The N in FAANG - Netflix Inc (NASDAQ:NFLX) 0.27% - #92 heaviest stock in the index

The stock in the FAANG gang having the worst year is Netflix. The streaming giant fell from grace, tumbling more than 69% year-to-date, following the announcement in its recent earnings report it failed to add new subscribers for the first time in more than 10 years.

In an effort to drum up new growth, Netflix purchased three gaming studios in 2021 and added 20 games to its platform. The company also looks to increase revenue by launching a lower-priced subscription tier with ads.

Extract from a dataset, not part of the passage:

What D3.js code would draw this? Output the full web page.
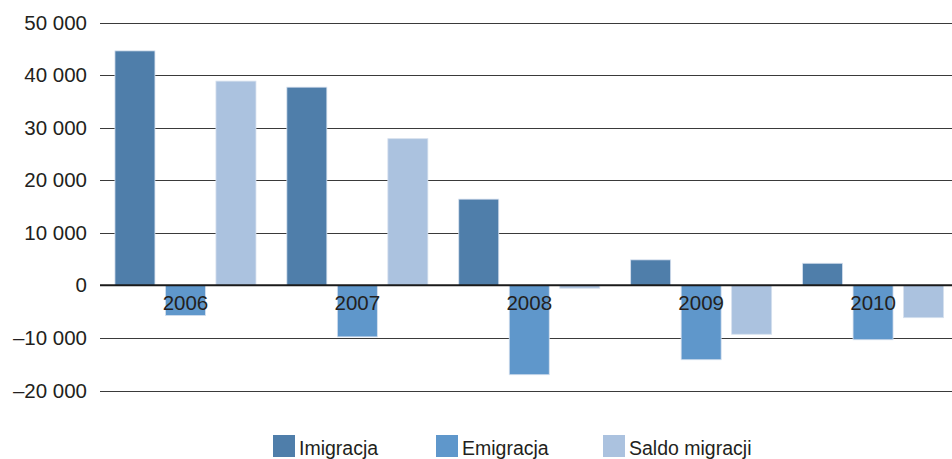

The G in FAANG - Alphabet Inc Class A (NASDAQ:GOOGL) 2.02% - #4 heaviest stock in the index

Down 25.42% from its highs of Feb. 2, Alphabet, the parent company of Google, reported slower revenue growth in the first quarter of 2022, just 23% over the period a year prior, down from the reported 34% growth in the first quarter of 2020.

Alphabet's board of directors authorized a $70 billion stock buyback, up from the $50 billion authorized last year.

The slowdown in growth is a recurring element in tech equities in 2022; nevertheless, investors should note that this is part of a cycle that began with exceptionally high valuations of tech businesses in 2011 and 2012.

While we can't call it a tech bubble, some trends are clear: these equities are particularly vulnerable to rising interest rates via the discounted cash flow (DCF) method, which includes interest rates in the discounting process — sell-side analysts employ DCF models to value equities.